Robertson’s one-man museum

Retrospective exhibit Then + Then Again showcases video and sound art from professor Clive Robertson’s expansive career

Robertson, who became a Queen’s professor in 1999, listens to his work at Modern Fuel.
Robertson, who became a Queen’s professor in 1999, listens to his work at Modern Fuel.
Robertson selected the exhibit’s video content from 40 hours of material.
Robertson selected the exhibit’s video content from 40 hours of material.

Fine Art Review: Then + Then Again @ Modern Fuel Artist-Run Centre, until Feb. 17

Then + Then Again is a difficult exhibit to take in upon entering the exhibition space at the Modern Fuel Artist-Run Centre.

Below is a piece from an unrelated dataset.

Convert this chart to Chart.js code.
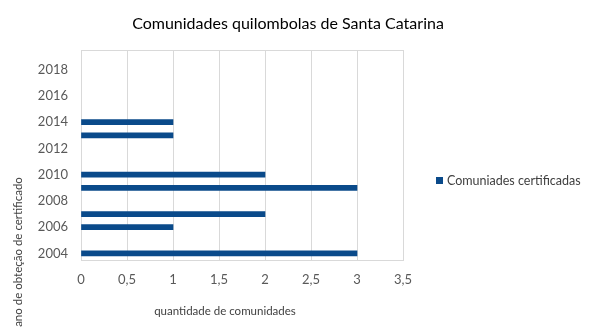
<!DOCTYPE html>
<html>
<head>
<meta charset="utf-8">
<script src="https://cdn.jsdelivr.net/npm/chart.js@4"></script>
<style>
  html, body { margin: 0; padding: 0; background: #fff; }
  #wrap { width: 592px; height: 331px; position: relative; }
</style>
</head>
<body>
<div id="wrap"><canvas id="chart"></canvas></div>
<script>
const TITLE = "Comunidades quilombolas de Santa Catarina";
const SERIES_LABEL = "Comuniades certificadas";
const X_TITLE = "quantidade de comunidades";
const Y_TITLE = "ano de obteção de certificado";

const YEARS = ["2004", "2005", "2006", "2007", "2008", "2009", "2010", "2011",
  "2012", "2013", "2014", "2015", "2016", "2017", "2018", "2019"];
const CERTIFIED = [3, null, 1, 2, null, 3, 2, null, null, 1, 1, null, null, null, null, null];

const FONT = "Lato, 'Liberation Sans', sans-serif";
const BAR_COLOR = "#0a4a8a";
const GRID_COLOR = "#d9d9d9";

// texts that sit outside the plot, placed like the spreadsheet does
const decor = {
  id: "decor",
  afterDraw(chart) {
    const { ctx, chartArea } = chart;
    ctx.save();
    ctx.strokeStyle = GRID_COLOR;
    ctx.lineWidth = 1;
    ctx.beginPath();
    ctx.moveTo(chartArea.left, chartArea.top + 0.5);
    ctx.lineTo(chartArea.right, chartArea.top + 0.5);
    ctx.stroke();

    ctx.textAlign = "center";
    ctx.textBaseline = "middle";
    ctx.fillStyle = "#000";
    ctx.font = "16px " + FONT;
    ctx.fillText(TITLE, 288, 24);

    ctx.fillStyle = "#404040";
    ctx.font = "11.5px " + FONT;
    ctx.fillText(X_TITLE, 225, 311);

    ctx.translate(18, 252);
    ctx.rotate(-Math.PI / 2);
    ctx.fillText(Y_TITLE, 0, 0);
    ctx.restore();

    // legend
    const ds = chart.data.datasets[0];
    ctx.save();
    ctx.fillStyle = ds.backgroundColor;
    ctx.fillRect(436, 177, 7, 7);
    ctx.fillStyle = "#404040";
    ctx.font = "12.5px " + FONT;
    ctx.textBaseline = "middle";
    ctx.fillText(ds.label, 447, 181);
    ctx.restore();
  },
};

function createChart() {
  const ctx = document.getElementById("chart").getContext("2d");
  return new Chart(ctx, {
    type: "bar",
    data: {
      labels: YEARS,
      datasets: [
        {
          label: SERIES_LABEL,
          data: CERTIFIED,
          backgroundColor: BAR_COLOR,
          barThickness: 5,
        },
      ],
    },
    options: {
      indexAxis: "y",
      responsive: true,
      maintainAspectRatio: false,
      animation: false,
      layout: { padding: { top: 50, right: 189, left: 0, bottom: 0 } },
      scales: {
        x: {
          min: 0,
          max: 3.5,
          ticks: {
            stepSize: 0.5,
            padding: 12,
            color: "#595959",
            font: { family: FONT, size: 13 },
            callback: (v) => String(v).replace(".", ","),
          },
          grid: { color: GRID_COLOR, drawTicks: false },
          border: { color: GRID_COLOR },
          afterFit: (scale) => { scale.height = 71; },
        },
        y: {
          reverse: true,
          ticks: {
            autoSkip: false,
            padding: 13,
            color: "#595959",
            font: { family: FONT, size: 13 },
            callback: (v, i) => (i % 2 === 0 && i < YEARS.length - 1 ? YEARS[i] : ""),
          },
          grid: { display: false, drawTicks: false },
          border: { color: GRID_COLOR },
          afterFit: (scale) => { scale.width = 81; },
        },
      },
      plugins: {
        legend: { display: false },
        tooltip: { enabled: false },
        title: { display: false },
      },
    },
    plugins: [decor],
  });
}

document.addEventListener("DOMContentLoaded", () => createChart());
</script>
</body>
</html>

The collection is an archive of Kingston-based artist and Queen’s University art professor Clive Robertson’s work since the mid-60’s, making it, perhaps, more suited for a museum space than
a gallery.

Created in a mere six weeks, Then + Then Again showcases the video and sound art of Robertson’s
expansive career, and also questions the nature of the space in which it is shown. Although he
acknowledges the convenience of putting his material on the web as an alternative to exhibiting it in a
fixed space, Robertson delights in the idea of the gallery as a space where people can come together
and share their thoughts. “All this material could have been put on the web—I almost did,” Robertson said. “But not everyone has a computer. And this discourse couldn’t happen,” he said, referring to several groups of people milling about the gallery.

“People meet each other and talk about the art. With an opening it’s not really just about the show, it’s
also about meeting with friends.” That said, Then + Then Again is not designed to be contained simply within the walls of Modern Fuel. A small station has been set up within the gallery space to burn CDs of Robertson’s sound art.

There are also four DVDs available to be loaned by visitors. Clive Robertson has worked with artist-run centres like Modern Fuel for most of his career. “I think [artist-run centres] are very important because they do create a certain amount of flexibility.”

The ability to respond to others’ work and have artists respond to your own work is a valuable resource, Robertson explained. “It’s an attempt to deal with others the way you want to be dealt with.”
But Robertson admits there are contradictions within the artist community and similar alternative communities. In his song “Rhetoric on the Run,” the lyrics of which are posted on the door to the
exhibition space, Robertson points out that “artists want control of their own lives / artists want other
people to take care of business.” “These places [artist-run centres, community radio stations,
etc.] exist because people want to do something different, but they are also places where people gain
training. But they can be infantilized too much, because not everyone wants to use that training in other, more mainstream outlets.”

Then + Then Again is comprised of four viewing stations for Robertson’s video art and two stations to listen to his sound art, which include electro pop, dub poetry, ’80s new wave and soundworks, as well as a new disc of work by a New York City-based sound art duo, Nerve Theory. Placards and display cases of stills from Robertson’s work, as well as responses and other memorabilia decorate the gallery, adding to the museum-like quality of the exhibit.

Videos in the exhibit are divided into four categories—music videos, documents on documentation, performance video and installation, and works that stem from Robertson’s involvement with the artist group, Fluxus.

“They were a generation ahead of us,” said Robertson about Fluxus. “They mentored me in the 1970s.”
One of the videos belonging to the music videos category is a hip hop video called “Nuclear Breakdown”. The video, which Robertson suspects is one of the first of its kind, includes the work of Queen’s writer-in-residence Lillian Allen. Robertson also worked with Allen on her first EP, Dub Poets. The EP was produced on the Voicespondence label, another of Robertson’s projects, which was a free-access recording studio for people who had never worked with recording.

A fellow Queen’s professor was involved in many of Robertson’s projects. Robertson’s partner Francis Leeming, who teaches in the film studies department, starred in and helped to produce several of Robertson’s video projects.

“Trade Winds”, which is part of the documents in documentation category, was made in six days in 1992 and features Leeming and Robertson as news “anchors” giving a broadcast in a row boat.
Robertson, whose work often deals with political and social themes, made “Trade Winds” as “a commentary on NAFTA.” “Art isn’t a social movement, but it usefully relies on energy from other social movements.”

Then + Then Again is a travelling exhibit, and will visit artist-run galleries in Quebec,
Ontario and Saskatchewan. Then + Then Again will be at Modern Fuel in Kingston until Feb. 17.